▸ Instructions for the task
Do not include the pictures; repeat the rest of the data exactly.
·····
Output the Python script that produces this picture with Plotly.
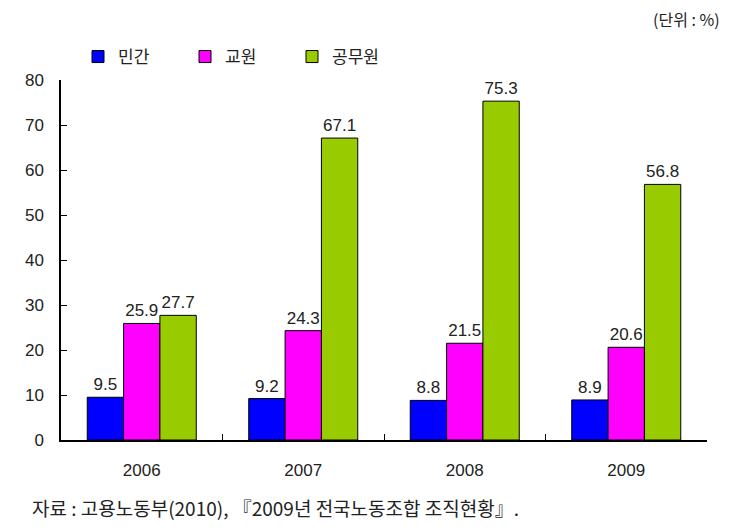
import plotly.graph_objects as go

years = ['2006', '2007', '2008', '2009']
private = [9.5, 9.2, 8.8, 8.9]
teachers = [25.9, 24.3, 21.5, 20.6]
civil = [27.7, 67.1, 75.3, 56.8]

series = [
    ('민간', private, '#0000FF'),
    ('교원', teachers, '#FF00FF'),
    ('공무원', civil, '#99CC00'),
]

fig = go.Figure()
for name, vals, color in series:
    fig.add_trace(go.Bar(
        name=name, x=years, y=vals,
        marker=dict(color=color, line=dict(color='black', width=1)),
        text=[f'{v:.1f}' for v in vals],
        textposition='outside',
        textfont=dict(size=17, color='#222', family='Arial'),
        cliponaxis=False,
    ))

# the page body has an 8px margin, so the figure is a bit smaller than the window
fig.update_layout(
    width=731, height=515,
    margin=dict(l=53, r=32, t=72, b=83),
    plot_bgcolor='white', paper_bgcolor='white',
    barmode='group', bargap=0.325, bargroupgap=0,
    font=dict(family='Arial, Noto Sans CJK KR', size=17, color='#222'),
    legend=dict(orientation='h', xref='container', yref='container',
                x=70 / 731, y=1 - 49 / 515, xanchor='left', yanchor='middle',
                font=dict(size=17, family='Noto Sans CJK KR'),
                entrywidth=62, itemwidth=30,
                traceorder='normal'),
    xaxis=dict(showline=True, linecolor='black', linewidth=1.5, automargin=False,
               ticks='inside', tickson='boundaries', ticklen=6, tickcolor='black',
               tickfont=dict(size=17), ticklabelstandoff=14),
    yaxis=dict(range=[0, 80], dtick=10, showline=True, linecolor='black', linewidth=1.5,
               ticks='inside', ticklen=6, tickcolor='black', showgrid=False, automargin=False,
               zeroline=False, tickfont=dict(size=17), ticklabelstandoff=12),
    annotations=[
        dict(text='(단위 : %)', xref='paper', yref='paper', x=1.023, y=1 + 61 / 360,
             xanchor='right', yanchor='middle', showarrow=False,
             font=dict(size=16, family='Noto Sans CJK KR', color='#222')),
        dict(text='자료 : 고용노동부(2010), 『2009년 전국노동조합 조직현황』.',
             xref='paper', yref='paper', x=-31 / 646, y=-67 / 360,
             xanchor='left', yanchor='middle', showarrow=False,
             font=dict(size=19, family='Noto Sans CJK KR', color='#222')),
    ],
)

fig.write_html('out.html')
·····
▸ Worked solution
Output the Python script that produces this picture with Plotly.
import plotly.graph_objects as go

years = ['2006', '2007', '2008', '2009']
private = [9.5, 9.2, 8.8, 8.9]
teachers = [25.9, 24.3, 21.5, 20.6]
civil = [27.7, 67.1, 75.3, 56.8]

series = [
    ('민간', private, '#0000FF'),
    ('교원', teachers, '#FF00FF'),
    ('공무원', civil, '#99CC00'),
]

fig = go.Figure()
for name, vals, color in series:
    fig.add_trace(go.Bar(
        name=name, x=years, y=vals,
        marker=dict(color=color, line=dict(color='black', width=1)),
        text=[f'{v:.1f}' for v in vals],
        textposition='outside',
        textfont=dict(size=17, color='#222', family='Arial'),
        cliponaxis=False,
    ))

# the page body has an 8px margin, so the figure is a bit smaller than the window
fig.update_layout(
    width=731, height=515,
    margin=dict(l=53, r=32, t=72, b=83),
    plot_bgcolor='white', paper_bgcolor='white',
    barmode='group', bargap=0.325, bargroupgap=0,
    font=dict(family='Arial, Noto Sans CJK KR', size=17, color='#222'),
    legend=dict(orientation='h', xref='container', yref='container',
                x=70 / 731, y=1 - 49 / 515, xanchor='left', yanchor='middle',
                font=dict(size=17, family='Noto Sans CJK KR'),
                entrywidth=62, itemwidth=30,
                traceorder='normal'),
    xaxis=dict(showline=True, linecolor='black', linewidth=1.5, automargin=False,
               ticks='inside', tickson='boundaries', ticklen=6, tickcolor='black',
               tickfont=dict(size=17), ticklabelstandoff=14),
    yaxis=dict(range=[0, 80], dtick=10, showline=True, linecolor='black', linewidth=1.5,
               ticks='inside', ticklen=6, tickcolor='black', showgrid=False, automargin=False,
               zeroline=False, tickfont=dict(size=17), ticklabelstandoff=12),
    annotations=[
        dict(text='(단위 : %)', xref='paper', yref='paper', x=1.023, y=1 + 61 / 360,
             xanchor='right', yanchor='middle', showarrow=False,
             font=dict(size=16, family='Noto Sans CJK KR', color='#222')),
        dict(text='자료 : 고용노동부(2010), 『2009년 전국노동조합 조직현황』.',
             xref='paper', yref='paper', x=-31 / 646, y=-67 / 360,
             xanchor='left', yanchor='middle', showarrow=False,
             font=dict(size=19, family='Noto Sans CJK KR', color='#222')),
    ],
)

fig.write_html('out.html')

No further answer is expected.